____ Given data

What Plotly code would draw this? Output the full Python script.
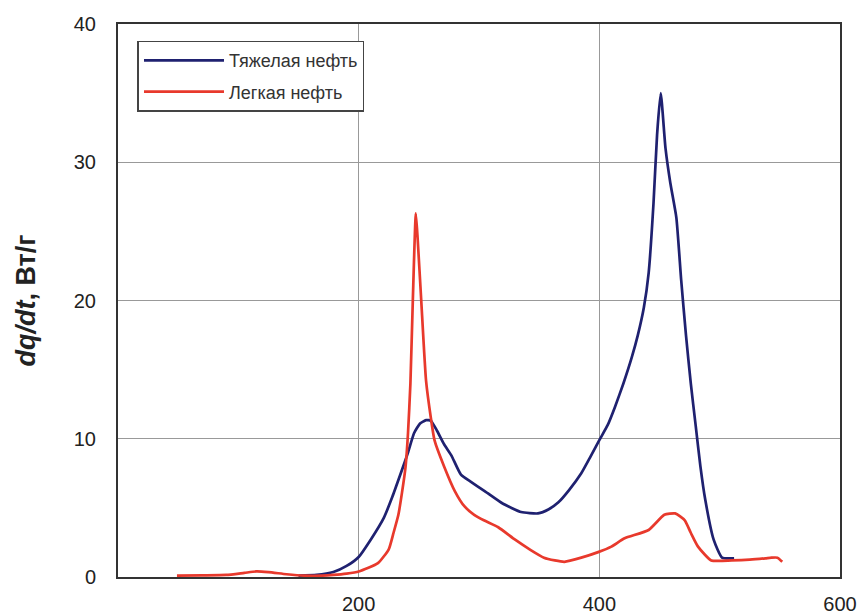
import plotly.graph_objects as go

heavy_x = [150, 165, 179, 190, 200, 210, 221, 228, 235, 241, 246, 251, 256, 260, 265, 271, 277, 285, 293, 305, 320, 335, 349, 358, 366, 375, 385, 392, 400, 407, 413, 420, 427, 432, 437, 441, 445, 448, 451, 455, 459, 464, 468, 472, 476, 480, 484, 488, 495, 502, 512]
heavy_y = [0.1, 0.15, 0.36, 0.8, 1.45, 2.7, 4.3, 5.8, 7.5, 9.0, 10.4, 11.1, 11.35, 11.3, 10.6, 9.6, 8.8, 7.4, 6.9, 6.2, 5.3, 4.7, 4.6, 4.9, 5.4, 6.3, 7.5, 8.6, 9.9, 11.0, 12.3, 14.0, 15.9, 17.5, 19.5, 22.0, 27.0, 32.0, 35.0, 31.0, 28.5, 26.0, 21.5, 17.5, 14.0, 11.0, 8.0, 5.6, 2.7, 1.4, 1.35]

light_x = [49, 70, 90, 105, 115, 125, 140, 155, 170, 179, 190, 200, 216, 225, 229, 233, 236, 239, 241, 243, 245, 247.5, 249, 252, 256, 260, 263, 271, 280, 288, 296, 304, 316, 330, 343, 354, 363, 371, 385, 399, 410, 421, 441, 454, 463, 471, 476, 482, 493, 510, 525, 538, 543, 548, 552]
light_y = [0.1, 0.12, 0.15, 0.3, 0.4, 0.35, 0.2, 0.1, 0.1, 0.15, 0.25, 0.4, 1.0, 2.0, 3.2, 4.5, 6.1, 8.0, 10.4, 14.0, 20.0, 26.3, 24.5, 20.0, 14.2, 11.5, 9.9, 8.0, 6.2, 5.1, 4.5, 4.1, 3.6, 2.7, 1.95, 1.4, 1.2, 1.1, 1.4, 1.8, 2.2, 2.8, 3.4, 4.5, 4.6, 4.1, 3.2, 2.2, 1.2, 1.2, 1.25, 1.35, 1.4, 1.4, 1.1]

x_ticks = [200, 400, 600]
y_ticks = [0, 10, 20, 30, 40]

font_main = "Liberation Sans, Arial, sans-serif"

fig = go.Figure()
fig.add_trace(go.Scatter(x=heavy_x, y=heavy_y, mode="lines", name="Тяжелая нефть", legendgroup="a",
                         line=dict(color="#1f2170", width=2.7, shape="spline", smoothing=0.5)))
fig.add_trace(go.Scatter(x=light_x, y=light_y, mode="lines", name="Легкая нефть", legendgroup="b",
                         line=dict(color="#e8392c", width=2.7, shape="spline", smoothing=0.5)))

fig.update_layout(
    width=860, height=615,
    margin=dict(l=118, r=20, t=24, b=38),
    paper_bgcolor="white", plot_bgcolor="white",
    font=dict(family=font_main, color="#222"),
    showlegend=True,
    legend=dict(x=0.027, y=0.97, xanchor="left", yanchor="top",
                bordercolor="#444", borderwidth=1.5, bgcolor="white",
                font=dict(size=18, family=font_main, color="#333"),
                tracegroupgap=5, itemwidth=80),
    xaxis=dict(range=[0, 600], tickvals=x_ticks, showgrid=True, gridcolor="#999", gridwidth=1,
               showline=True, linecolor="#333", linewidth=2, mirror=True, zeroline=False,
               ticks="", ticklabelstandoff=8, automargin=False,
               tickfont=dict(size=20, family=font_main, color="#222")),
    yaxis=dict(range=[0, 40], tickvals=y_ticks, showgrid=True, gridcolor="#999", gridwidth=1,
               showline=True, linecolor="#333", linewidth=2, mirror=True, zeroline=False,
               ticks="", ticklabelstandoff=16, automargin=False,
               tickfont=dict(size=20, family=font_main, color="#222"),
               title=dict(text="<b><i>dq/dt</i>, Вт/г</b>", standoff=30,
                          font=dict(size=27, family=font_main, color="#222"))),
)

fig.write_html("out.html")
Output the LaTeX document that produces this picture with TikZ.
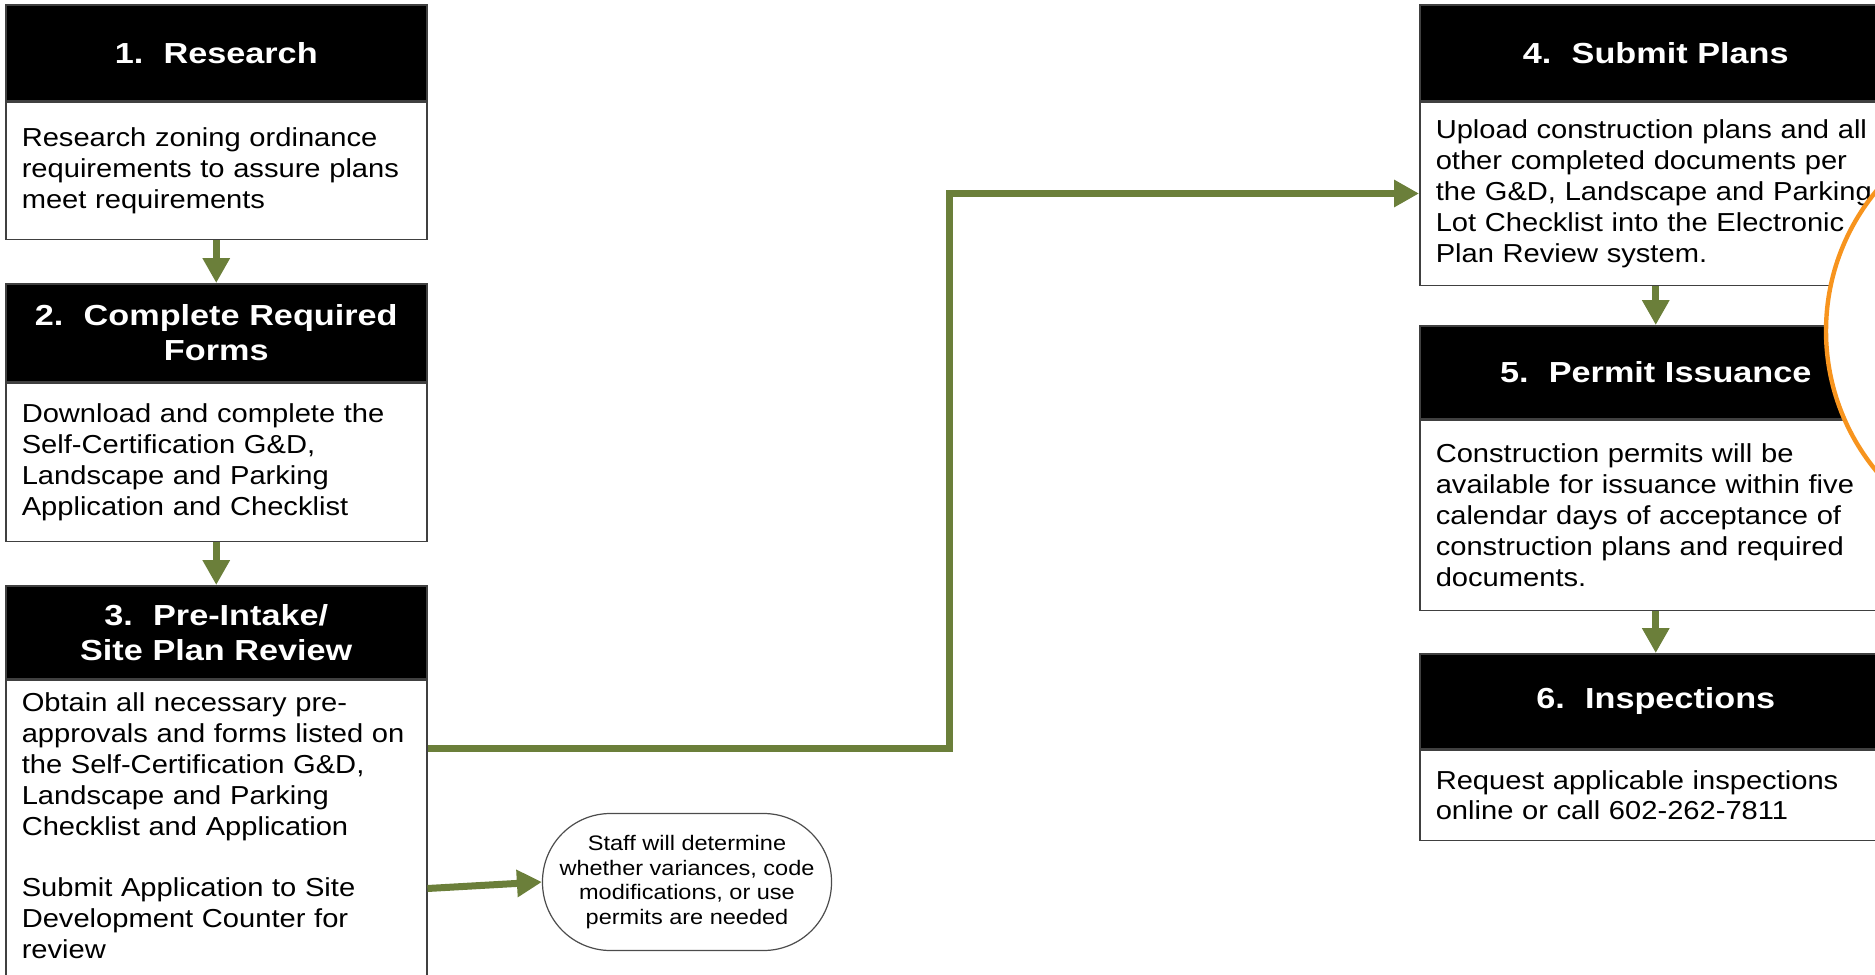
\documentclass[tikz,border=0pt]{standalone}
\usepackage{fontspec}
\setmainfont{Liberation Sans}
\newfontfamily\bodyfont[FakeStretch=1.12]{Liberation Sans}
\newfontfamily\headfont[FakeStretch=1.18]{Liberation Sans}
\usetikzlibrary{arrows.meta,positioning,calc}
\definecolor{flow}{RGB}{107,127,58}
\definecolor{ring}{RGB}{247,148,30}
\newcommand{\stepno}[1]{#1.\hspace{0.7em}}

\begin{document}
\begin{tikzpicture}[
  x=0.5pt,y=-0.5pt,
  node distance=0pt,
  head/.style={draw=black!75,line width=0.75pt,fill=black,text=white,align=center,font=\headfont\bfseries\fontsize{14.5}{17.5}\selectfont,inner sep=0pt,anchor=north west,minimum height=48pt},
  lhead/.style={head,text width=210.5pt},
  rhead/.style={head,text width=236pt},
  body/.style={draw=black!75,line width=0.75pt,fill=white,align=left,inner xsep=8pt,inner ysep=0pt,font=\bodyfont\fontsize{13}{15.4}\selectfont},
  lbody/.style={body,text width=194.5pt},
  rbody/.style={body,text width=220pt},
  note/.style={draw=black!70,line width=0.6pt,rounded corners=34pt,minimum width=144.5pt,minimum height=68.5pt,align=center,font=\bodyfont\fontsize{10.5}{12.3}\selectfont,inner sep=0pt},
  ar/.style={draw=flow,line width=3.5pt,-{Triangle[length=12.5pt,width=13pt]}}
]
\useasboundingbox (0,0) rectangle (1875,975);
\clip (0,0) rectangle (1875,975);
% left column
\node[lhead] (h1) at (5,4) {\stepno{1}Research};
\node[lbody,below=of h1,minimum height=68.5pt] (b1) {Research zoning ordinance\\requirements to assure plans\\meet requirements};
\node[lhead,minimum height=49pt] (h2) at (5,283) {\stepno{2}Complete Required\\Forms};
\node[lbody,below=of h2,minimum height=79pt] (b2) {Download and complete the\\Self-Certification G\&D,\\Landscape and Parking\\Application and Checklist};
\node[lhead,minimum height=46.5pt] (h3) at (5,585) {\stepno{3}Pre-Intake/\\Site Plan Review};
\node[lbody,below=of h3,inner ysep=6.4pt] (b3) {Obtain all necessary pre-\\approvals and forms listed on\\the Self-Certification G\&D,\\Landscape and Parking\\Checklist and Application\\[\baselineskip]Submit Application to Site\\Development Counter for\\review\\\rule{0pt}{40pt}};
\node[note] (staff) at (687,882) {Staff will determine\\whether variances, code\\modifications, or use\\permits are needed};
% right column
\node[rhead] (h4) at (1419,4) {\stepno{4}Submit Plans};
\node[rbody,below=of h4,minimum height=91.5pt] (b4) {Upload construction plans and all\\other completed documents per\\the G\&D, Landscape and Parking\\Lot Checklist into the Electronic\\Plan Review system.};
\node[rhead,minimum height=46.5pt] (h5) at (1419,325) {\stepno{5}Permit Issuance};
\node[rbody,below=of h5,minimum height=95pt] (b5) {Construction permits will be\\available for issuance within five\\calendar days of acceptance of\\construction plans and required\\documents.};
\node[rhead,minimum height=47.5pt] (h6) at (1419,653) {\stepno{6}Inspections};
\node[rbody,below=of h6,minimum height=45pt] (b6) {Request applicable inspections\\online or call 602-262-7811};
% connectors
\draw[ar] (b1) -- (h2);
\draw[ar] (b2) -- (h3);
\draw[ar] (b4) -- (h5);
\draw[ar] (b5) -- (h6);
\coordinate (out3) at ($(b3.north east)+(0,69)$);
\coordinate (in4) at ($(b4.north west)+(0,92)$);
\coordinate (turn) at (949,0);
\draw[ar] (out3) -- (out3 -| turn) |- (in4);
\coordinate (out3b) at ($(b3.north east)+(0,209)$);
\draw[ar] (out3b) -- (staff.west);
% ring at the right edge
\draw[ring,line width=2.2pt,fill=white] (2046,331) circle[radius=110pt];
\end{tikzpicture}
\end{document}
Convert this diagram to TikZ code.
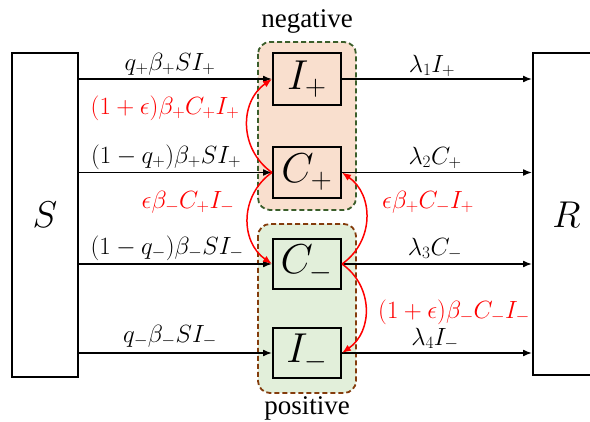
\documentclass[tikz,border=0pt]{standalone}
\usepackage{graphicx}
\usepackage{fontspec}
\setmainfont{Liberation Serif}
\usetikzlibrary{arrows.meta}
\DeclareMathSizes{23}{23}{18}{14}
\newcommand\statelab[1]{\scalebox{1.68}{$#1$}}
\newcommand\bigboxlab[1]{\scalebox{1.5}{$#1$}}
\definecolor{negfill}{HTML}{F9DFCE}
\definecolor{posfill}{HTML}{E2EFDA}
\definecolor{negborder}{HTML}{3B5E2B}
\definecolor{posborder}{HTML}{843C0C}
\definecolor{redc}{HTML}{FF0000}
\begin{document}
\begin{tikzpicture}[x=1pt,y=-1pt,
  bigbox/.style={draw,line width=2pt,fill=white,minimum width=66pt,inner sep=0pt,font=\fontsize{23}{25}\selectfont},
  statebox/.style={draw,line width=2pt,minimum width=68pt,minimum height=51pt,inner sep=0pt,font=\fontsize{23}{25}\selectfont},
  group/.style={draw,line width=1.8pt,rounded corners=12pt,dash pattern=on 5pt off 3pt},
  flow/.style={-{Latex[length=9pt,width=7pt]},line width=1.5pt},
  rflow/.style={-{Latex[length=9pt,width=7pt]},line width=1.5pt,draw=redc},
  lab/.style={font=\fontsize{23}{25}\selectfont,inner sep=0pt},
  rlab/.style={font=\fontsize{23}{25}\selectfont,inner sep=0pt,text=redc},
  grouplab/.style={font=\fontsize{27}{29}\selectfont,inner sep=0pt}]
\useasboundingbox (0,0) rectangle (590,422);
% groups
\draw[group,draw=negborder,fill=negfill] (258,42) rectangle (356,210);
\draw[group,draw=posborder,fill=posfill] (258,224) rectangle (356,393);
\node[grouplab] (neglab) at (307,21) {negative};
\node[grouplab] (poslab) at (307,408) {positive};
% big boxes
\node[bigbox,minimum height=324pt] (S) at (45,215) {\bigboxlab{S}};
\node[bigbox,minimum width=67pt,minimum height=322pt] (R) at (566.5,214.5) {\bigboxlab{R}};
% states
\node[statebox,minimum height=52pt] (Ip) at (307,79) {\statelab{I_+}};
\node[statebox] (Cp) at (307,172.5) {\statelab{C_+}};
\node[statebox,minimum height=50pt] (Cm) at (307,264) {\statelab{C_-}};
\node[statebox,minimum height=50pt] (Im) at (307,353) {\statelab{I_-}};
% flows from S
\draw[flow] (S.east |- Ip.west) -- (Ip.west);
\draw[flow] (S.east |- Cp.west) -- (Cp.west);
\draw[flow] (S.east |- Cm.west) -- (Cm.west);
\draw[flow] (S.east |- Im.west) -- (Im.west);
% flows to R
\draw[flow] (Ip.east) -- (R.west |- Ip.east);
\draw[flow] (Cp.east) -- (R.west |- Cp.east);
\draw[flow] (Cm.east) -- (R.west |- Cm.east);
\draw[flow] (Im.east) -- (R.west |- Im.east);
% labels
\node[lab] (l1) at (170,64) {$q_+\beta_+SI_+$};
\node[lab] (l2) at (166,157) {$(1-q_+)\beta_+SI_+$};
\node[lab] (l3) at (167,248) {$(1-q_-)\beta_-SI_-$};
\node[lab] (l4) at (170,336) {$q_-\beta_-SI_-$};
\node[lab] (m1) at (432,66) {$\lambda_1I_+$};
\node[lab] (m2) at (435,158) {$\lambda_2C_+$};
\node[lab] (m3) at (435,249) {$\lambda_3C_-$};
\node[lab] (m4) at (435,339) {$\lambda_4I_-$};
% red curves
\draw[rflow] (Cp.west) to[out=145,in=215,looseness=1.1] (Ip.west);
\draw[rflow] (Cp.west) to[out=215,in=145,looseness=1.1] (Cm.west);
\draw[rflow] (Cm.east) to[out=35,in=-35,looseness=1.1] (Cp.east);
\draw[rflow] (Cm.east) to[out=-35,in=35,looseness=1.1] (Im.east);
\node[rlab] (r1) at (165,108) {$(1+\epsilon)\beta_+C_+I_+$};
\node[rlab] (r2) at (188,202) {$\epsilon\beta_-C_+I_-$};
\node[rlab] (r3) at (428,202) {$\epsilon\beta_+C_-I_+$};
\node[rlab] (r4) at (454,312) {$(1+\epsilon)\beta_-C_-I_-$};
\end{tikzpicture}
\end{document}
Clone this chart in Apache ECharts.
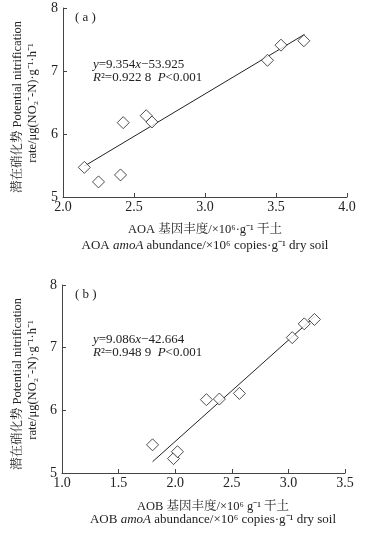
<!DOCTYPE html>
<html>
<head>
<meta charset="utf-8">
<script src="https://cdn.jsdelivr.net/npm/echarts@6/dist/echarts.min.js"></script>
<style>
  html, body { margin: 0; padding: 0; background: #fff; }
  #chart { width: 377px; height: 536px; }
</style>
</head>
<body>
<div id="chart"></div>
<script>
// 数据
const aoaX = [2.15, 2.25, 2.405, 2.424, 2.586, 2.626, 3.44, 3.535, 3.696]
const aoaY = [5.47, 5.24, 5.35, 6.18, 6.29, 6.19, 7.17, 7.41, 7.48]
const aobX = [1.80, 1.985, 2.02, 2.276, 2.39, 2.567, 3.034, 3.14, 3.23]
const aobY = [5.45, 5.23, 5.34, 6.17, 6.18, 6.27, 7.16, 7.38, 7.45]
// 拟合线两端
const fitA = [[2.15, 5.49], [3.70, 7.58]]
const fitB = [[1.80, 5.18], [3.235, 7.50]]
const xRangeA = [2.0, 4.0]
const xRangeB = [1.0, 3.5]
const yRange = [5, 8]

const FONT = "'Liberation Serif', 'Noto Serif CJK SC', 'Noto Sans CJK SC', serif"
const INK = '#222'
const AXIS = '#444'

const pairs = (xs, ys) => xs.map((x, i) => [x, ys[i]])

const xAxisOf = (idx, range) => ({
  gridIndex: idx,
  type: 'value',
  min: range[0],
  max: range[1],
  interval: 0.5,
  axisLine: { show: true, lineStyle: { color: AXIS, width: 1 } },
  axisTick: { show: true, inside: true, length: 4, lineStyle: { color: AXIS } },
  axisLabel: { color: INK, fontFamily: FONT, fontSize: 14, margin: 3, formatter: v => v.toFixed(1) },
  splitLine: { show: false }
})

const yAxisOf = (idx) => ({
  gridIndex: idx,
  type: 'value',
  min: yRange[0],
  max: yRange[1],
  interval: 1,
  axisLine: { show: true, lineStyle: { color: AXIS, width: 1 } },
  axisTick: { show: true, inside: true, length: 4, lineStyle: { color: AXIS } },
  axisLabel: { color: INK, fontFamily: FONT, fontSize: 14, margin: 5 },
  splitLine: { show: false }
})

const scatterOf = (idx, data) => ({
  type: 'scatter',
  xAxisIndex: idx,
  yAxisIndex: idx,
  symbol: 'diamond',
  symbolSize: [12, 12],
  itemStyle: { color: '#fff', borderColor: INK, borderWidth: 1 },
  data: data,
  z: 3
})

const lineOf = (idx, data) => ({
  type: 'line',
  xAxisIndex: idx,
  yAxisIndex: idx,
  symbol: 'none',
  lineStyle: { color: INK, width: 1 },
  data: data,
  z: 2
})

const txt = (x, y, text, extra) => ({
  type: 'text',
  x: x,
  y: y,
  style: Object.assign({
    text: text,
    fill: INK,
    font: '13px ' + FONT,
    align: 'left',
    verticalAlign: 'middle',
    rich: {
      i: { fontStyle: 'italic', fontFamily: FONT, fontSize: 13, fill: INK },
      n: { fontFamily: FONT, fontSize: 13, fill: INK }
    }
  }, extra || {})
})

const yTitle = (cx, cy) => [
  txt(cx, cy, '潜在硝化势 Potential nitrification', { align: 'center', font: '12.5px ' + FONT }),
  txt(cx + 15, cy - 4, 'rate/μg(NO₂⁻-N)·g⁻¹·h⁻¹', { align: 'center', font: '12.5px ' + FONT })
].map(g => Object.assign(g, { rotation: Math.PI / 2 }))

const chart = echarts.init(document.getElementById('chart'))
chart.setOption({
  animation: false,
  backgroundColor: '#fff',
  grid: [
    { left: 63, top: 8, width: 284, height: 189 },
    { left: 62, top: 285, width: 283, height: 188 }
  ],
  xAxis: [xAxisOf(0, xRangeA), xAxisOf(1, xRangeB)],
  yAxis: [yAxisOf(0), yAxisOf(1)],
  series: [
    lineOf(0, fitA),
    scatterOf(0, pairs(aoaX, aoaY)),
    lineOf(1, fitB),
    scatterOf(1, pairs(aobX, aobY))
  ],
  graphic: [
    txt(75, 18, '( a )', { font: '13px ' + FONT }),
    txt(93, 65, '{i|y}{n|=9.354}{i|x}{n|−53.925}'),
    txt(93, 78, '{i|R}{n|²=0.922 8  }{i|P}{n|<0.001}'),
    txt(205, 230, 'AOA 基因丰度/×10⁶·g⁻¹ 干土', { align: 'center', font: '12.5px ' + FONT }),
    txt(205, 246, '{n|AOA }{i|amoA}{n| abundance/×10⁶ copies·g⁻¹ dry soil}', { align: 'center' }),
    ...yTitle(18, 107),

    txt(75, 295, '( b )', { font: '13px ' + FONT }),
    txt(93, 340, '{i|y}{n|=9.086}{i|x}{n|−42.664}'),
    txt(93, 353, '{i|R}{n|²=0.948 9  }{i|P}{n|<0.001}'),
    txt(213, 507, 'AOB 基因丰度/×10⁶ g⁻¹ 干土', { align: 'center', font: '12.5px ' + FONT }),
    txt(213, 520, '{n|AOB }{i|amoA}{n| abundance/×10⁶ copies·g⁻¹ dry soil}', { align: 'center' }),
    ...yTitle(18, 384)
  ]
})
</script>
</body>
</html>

________

What needs to be done =>
Leave out the pictures, then repeat the listing above exactly from its first line to the line with "2.7, 1.4, 1.35]", inclusive.

Result =>
What Plotly code would draw this? Output the full Python script.
import plotly.graph_objects as go

heavy_x = [150, 165, 179, 190, 200, 210, 221, 228, 235, 241, 246, 251, 256, 260, 265, 271, 277, 285, 293, 305, 320, 335, 349, 358, 366, 375, 385, 392, 400, 407, 413, 420, 427, 432, 437, 441, 445, 448, 451, 455, 459, 464, 468, 472, 476, 480, 484, 488, 495, 502, 512]
heavy_y = [0.1, 0.15, 0.36, 0.8, 1.45, 2.7, 4.3, 5.8, 7.5, 9.0, 10.4, 11.1, 11.35, 11.3, 10.6, 9.6, 8.8, 7.4, 6.9, 6.2, 5.3, 4.7, 4.6, 4.9, 5.4, 6.3, 7.5, 8.6, 9.9, 11.0, 12.3, 14.0, 15.9, 17.5, 19.5, 22.0, 27.0, 32.0, 35.0, 31.0, 28.5, 26.0, 21.5, 17.5, 14.0, 11.0, 8.0, 5.6, 2.7, 1.4, 1.35]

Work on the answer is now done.